By the way the car looks in the photo gallery, only the front and rear seats are Viper seats. But those at the back were ones for the driver and passenger, since the model is a two-seater. The rest of the seating area are actually benches facing each other, mounted along the side body panels, with no headrests.

The dashboard of the Viper looks pretty much stock. But that is as far as the normality goes. The model now has four doors, two short ones at the front and two others for those at the back.

It is described as being “not just a car, but an experience you’ll never forget.” Imagine arriving in this never-ending Dodge Viper. Nope, there is no chance you could keep a low profile in that. The model is advertised as luxurious, but we have several other adjectives in mind ending with “ous.” Did you say "ridiculous?"

Stretched 1996 Dodge Viper
Photo: Gateway Classic Cars
It is obvious that it is specifically designed for special moments, and surely not as a daily driver. Because it looks like it is next to impossible to maneuver around narrow streets and park in a normal parking spot, in a normal car park. Not to mention the turning circle of this bus-long Viper. But the original listing from last year said that “it drives great.” Sure…

That must explain why the odometer shows a little over 2,000 miles. You can’t possibly drive this train-like Dodge in the cities too much without actually needing to bend it in the middle to go through a corner.

The model is powered by a Molar Dodge Magnum 360-cubic inch (5.9-liter) V8 crate engine, which generates 390 horsepower. The car was originally set in motion by a V10 engine that has to manage to pull all the weight with its 415 horsepower. But considering the extra weight, there is no way this Doge can fool anyone into believing it is a sportscar.

It is not like this stretched vehicle is going anywhere at high speed. The engine is linked to an automatic transmission. Don’t let the six-speed gear shift showing up in the photos fool you.

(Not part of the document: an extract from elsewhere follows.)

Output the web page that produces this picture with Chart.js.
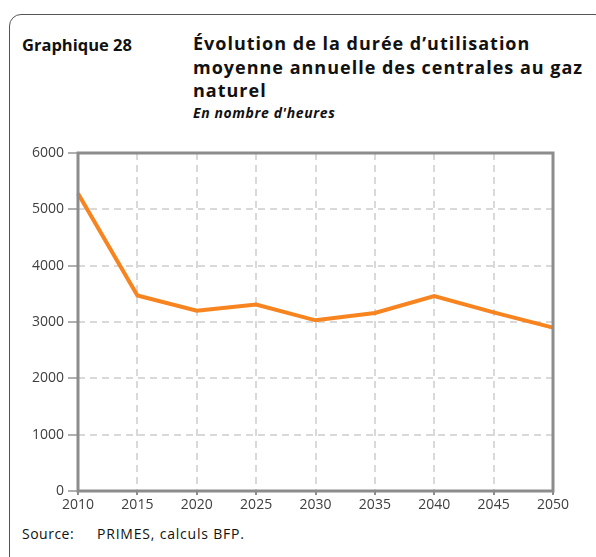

Stretched 1996 Dodge Viper
Photo: Gateway Classic Cars
The Doge Viper rides on aluminum wheels. It is equipped with power brakes, power steering, and sports a sound system that allows occupants to blast music as if they were at a party on the move, in preparation for the event they are to attend. But parading in such a car means everyone around can see you and listen to the music you play. But, well, we won’t judge.

The model is for sale, once again, at the Saint Louis, Illinois, showroom of Gateway Classic Cars. Last year, the elongated Viper was initially for sale for $160,000. The private seller eventually came up with a discount, selling it for $140,000.

A dealer is now offering it with an additional cost of almost $30,000. Anyone who pays $160,000 for it can drive it home. If they are able to maneuver it. You could instead buy four Dodge Vipers from the 1990s for that money. And you could drive them everywhere, something you could not do with the elongated former sports car.